* **Task objective**: Pull out every line in the data that has the string "with" in it.

** start Material for the task **

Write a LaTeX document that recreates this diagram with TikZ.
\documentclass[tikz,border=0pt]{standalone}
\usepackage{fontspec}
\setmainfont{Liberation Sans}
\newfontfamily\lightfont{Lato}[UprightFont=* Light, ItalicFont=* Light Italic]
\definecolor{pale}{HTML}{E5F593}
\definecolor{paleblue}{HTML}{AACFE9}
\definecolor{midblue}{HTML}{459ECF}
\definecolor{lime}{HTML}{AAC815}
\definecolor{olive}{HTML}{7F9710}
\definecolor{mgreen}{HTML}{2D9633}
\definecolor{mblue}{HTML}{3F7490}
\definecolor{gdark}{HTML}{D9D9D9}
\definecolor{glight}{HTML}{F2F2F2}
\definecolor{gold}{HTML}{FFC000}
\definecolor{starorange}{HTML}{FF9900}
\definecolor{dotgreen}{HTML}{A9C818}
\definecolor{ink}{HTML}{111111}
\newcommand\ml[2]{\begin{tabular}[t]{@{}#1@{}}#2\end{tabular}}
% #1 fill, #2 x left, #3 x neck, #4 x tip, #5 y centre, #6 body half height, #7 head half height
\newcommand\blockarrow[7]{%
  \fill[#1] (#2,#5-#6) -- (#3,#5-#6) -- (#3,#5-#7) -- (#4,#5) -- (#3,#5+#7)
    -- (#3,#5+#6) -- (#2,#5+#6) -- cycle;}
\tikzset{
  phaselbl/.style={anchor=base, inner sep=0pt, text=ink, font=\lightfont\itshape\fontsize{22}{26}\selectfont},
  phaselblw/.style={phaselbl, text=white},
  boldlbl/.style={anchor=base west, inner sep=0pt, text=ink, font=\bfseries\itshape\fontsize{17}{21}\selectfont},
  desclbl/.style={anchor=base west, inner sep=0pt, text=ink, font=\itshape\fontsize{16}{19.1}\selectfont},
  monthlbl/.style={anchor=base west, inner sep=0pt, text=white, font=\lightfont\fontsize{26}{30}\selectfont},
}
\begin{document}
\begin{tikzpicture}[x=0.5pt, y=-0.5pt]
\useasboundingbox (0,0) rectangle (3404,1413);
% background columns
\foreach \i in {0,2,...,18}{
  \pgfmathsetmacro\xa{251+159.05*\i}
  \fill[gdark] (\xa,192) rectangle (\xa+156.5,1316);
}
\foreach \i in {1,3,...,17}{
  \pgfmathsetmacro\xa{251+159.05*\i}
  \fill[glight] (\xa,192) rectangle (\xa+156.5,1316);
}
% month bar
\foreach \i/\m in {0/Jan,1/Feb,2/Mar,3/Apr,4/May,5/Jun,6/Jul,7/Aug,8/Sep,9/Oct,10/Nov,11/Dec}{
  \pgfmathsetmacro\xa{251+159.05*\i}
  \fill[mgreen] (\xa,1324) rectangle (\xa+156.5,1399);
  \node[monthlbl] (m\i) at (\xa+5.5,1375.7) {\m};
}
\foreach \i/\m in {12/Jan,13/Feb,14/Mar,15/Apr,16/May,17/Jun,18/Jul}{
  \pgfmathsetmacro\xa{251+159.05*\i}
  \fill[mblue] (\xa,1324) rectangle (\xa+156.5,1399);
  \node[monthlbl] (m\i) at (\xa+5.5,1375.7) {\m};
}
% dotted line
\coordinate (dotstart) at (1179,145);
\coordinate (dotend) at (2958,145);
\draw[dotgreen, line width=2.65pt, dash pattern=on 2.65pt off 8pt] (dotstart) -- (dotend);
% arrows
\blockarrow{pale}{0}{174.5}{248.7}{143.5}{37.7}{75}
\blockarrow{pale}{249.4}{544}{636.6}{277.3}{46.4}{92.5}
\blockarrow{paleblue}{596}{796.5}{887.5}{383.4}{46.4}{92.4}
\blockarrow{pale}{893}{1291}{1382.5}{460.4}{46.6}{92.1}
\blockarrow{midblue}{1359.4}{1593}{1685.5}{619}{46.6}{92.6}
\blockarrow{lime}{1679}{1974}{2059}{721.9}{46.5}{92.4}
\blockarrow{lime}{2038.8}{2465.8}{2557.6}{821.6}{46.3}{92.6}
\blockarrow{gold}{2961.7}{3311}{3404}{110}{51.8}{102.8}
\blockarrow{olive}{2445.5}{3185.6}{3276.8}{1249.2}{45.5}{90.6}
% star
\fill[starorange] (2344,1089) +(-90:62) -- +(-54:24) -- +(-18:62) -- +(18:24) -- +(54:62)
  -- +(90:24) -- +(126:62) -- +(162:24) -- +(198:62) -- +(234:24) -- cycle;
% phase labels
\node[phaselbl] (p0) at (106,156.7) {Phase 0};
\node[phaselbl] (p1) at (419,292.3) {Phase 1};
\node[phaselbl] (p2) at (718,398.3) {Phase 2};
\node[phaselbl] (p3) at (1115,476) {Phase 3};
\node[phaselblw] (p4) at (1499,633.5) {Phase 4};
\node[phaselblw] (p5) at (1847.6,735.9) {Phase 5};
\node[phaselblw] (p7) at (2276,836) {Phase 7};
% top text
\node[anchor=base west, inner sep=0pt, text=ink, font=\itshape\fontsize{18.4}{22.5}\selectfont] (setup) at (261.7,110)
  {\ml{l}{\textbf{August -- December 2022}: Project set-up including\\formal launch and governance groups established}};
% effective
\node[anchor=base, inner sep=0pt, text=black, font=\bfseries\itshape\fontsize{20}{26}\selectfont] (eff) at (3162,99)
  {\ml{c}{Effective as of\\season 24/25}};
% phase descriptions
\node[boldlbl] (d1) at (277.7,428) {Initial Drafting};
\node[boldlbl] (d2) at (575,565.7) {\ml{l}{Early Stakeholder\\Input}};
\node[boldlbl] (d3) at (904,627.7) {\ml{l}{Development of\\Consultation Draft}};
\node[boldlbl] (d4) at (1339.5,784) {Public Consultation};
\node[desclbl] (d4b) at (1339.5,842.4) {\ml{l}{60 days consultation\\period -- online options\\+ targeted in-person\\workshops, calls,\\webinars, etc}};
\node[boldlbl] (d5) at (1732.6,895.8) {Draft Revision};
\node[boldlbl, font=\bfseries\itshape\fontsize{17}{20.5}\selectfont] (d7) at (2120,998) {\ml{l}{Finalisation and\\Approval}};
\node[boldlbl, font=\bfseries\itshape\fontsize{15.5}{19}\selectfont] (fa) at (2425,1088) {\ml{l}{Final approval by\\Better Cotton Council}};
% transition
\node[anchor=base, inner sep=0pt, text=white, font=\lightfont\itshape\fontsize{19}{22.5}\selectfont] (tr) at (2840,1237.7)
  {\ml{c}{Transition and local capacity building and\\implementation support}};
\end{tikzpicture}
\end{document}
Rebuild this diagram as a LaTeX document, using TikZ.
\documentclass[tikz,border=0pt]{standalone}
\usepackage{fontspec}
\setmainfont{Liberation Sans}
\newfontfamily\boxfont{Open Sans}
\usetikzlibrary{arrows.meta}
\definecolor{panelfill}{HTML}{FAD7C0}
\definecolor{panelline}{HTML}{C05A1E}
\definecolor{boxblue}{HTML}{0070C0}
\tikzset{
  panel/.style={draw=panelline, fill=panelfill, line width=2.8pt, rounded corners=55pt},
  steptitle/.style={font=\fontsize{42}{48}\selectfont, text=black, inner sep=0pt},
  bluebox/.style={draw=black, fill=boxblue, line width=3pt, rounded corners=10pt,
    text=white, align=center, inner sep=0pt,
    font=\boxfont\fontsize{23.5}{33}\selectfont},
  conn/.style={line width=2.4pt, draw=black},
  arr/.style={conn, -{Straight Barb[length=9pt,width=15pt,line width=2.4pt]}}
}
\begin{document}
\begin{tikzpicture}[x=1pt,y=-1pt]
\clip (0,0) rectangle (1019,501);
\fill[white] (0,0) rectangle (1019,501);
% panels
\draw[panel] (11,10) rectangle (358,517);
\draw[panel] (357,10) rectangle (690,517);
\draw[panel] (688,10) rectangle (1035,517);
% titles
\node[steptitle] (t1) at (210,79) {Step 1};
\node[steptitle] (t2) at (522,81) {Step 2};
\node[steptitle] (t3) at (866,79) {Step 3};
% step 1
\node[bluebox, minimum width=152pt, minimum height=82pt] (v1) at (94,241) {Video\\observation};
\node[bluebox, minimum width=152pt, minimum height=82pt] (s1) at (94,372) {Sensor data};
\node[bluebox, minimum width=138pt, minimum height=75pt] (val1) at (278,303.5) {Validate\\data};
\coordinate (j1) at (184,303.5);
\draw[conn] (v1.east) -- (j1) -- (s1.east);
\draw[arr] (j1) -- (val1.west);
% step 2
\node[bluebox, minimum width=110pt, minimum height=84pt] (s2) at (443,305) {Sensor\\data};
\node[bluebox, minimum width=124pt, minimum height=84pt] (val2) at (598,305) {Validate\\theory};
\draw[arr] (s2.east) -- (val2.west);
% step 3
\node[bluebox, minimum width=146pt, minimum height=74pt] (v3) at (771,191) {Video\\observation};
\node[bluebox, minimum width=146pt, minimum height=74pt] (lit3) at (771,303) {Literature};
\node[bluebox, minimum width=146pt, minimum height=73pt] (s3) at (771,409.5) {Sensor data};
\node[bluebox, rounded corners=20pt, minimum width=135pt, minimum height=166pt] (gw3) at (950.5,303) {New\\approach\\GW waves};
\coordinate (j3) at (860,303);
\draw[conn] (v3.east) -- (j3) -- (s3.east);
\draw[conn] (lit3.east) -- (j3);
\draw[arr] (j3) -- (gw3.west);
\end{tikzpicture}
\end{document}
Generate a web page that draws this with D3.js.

** end Material for the task **

* **Answer for this exercise**:
Write a LaTeX document that recreates this diagram with TikZ.
Generate a web page that draws this with D3.js.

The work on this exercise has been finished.